Kevin Durno, of Great Michael Road, Arbroath, pleaded guilty to a single charge that on September 16, he behaved in a threatening or abusive manner which was likely to cause someone to suffer fear or alarm.

He also shouted, swore and uttered abusive remarks as well as removing a mobile telephone from the complainer and throwing it.

His defence team insisted that he had been extremely intoxicated at the time, but has since gone teetotal.

The depute fiscal told Alloa Sheriff Court last Thursday that on the night of the incident Durno, 36, attended a friend's wedding with his partner at Broomhall Castle, Menstrie.

At around 1am the accused went to bed and his partner was at the bar, which he was said to be unhappy about. The prosecutor added that the woman then came to the, room but the door had been locked and Durno was hostile.

The fiscal continued: "The accused was argumentative when the complainer returned.

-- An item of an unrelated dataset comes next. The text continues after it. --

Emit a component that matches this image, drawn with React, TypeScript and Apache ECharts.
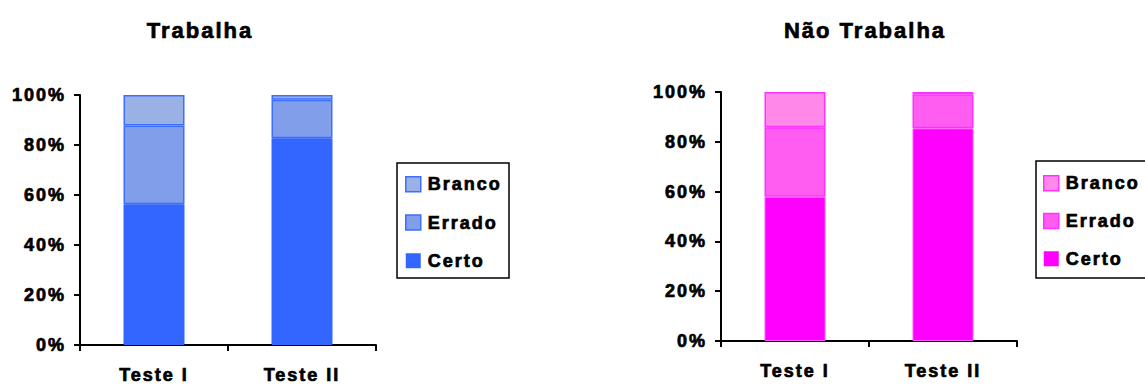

He said to her: 'Shut your f*****g puss, ya c***'.

"She then left the room in order for him to calm down and when she returned the door was locked again and she had to be let in by staff."

An incident then ensued in which guests in neighbouring rooms heard banging and a number of similar noises.

The complainer then tried to phone the police but was stopped by Durno who threw her mobile phone on top of a wardrobe where she could not reach it.

Someone then entered the room and found the complainer sitting on the floor in a distressed state at which point the police were alerted.

When officers attended, Durno insisted that it was he who had been assaulted by the complainer.

However, his lawyer, Kelly Howe, told the court last week that he had taken responsibility at the first opportunity and that he has continued contact with the complainer.

She added: "He accepts that alcohol played a part that night, but he has not touched a drop of alcohol since that the night of the incident."

A criminal justice social work report shed a more positive light on the accused and recommended that a supervision order would suffice, alongside an enrolment on a domestic abuse programme.

In sentencing, Sheriff David Mackie said that he completely agreed with the report.

Durno was ordered to be supervised for 24 months, and to attend the Fergus Programme for offenders.